Resistance welding of a first metal member to a second metal member (also known as electric-resistance welding) is a known metallurgical process wherein the first and second metal members are heated by their own electrical resistance to a semi-fused or a fused state by the passage of very heavy electrical currents through the members for very short lengths of time, and are then welded together, by forcing the first and second members together under pressure while the welding current is applied across the members. Resistance welding has many advantages in efficiently and effectively providing consistently reliable welds in high-volume manufacturing operations, when compared to alternative brazing or welding methods using gas torches or electrical arcs.
In order to achieve a complete resistance weld of the interface between the two mating members, the members must fit together very tightly at the interface at the time welding current is applied. The need for having the members fit together tightly, makes it so difficult to economically resistance weld together thin-walled metal members, in the form of sheets, tubes, or similar shapes, in high-volume production, even where the configuration of the members is fairly simple, that such members are typically brazed or arc welded together rather than being resistance welded.

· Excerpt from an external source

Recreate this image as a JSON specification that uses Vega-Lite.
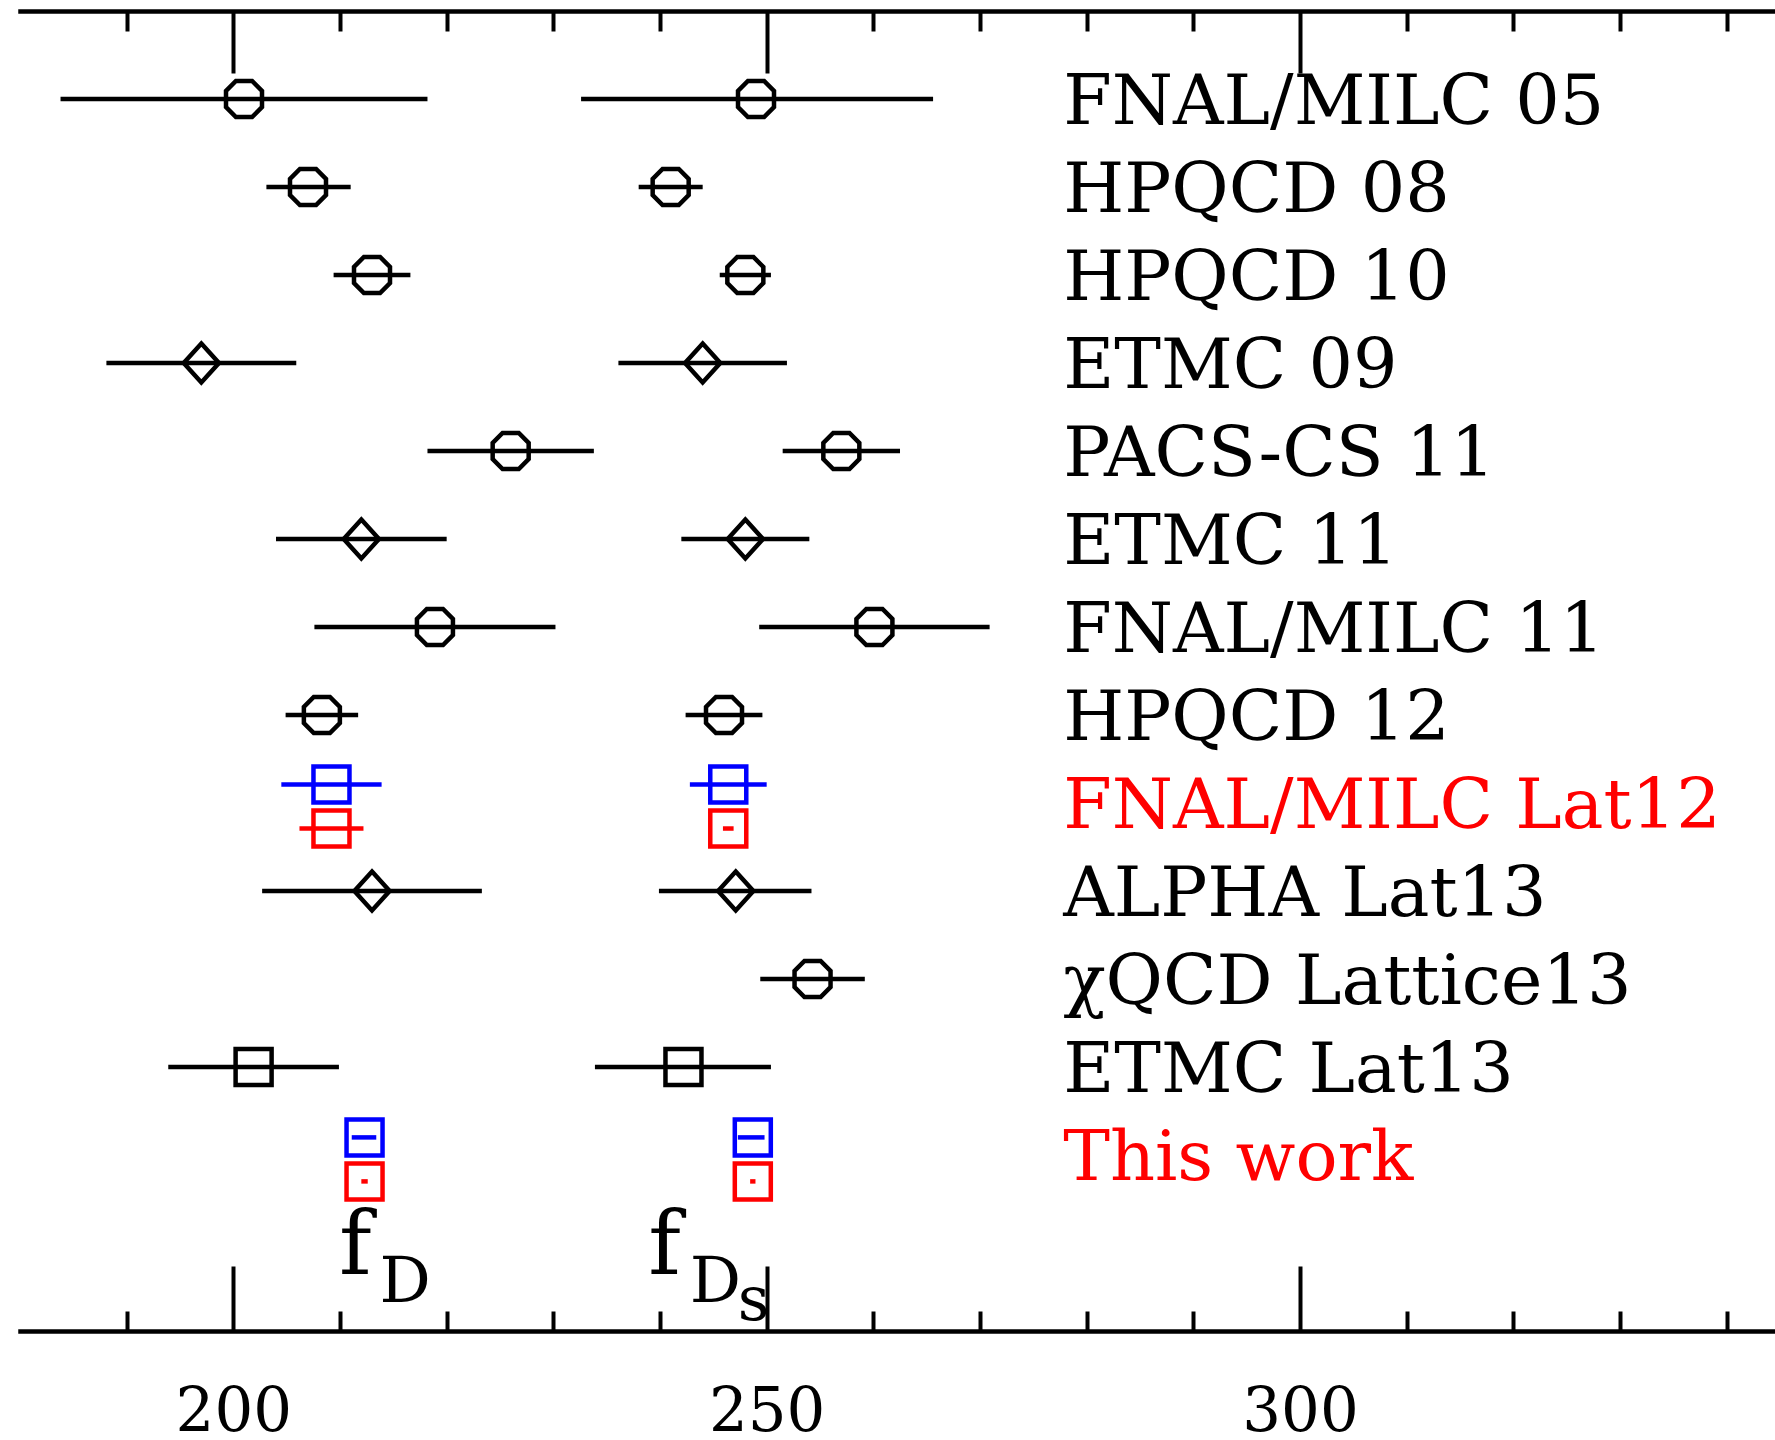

For example, in the past, prior to joining a metal sheet to a tube intersecting the sheet at an angle, the mating edges or surfaces of the members to be joined had to be cut or prepared along a three-dimensional contour so that the intersection between the members would fit together tightly enough before welding to allow a good weld joint to be made. This can be very difficult to achieve in thin-walled members that tend to flex under the pressure of the tooling used for preparing the mating edges or surfaces. The manufacturing costs for preparing the edges of the members to achieve an acceptably tight fit before welding, together with the cost of engineering for designing the members themselves and the equipment used for machining the members to achieve a tightly filling interface is undesirably high.
In addition to the cost associated with machining the members, complex fixtures were required in the past to hold the members in position and to apply pressure along an interface, which is often three-dimensional, during resistance welding of the interface.
Commonly assigned U.S. patent application Ser. No. 09/969,066, titled “Method For Metallurgically Attaching Together Two Members” by Ananthanarayanan, et al, which is incorporated herein by reference, provides a method for resistance welding together an interface between two annular shaped members having one member fitted into a hole in the second member. One member includes a through hole having a longitudinal axis and first and second longitudinal ends, and a longitudinally projecting flange surrounding the hole. The second member includes a solid transversely-projecting annular rim. The second member is partially disposed through the hole in the first member with the flange of first member projecting away from the rim of the second member, and applying clamping pressure and electrical current through electrodes to form a weld, wherein after the weld is created, the rim of the second member is seated on the first member at the first longitudinal end of the through hole. The method may be used for second members fitting into the hole in the first member with either an interference or a non-interference fit between the first and second members. The electrodes may be used for longitudinally compressing the transversely-projecting solid annular rim, and transversely compressing the longitudinally projecting flange during the welding process to achieve a fit tight enough for a high quality resistance weld to be made at the interface between the first and second members.
While the approach disclosed by Ser. No. 09/969,066 to Anananthanarayanan, et al, works well with certain annular shaped members, such as tubes, and alleviates many of the problems described above, further improvement is desirable to allow resistance welding of non-annular shaped members, and to further facilitate resistance welding of thin-walled annular shaped members.
What is needed, therefore, is an improved method for resistance welding of thin-walled sheet metal tubes and similar shapes.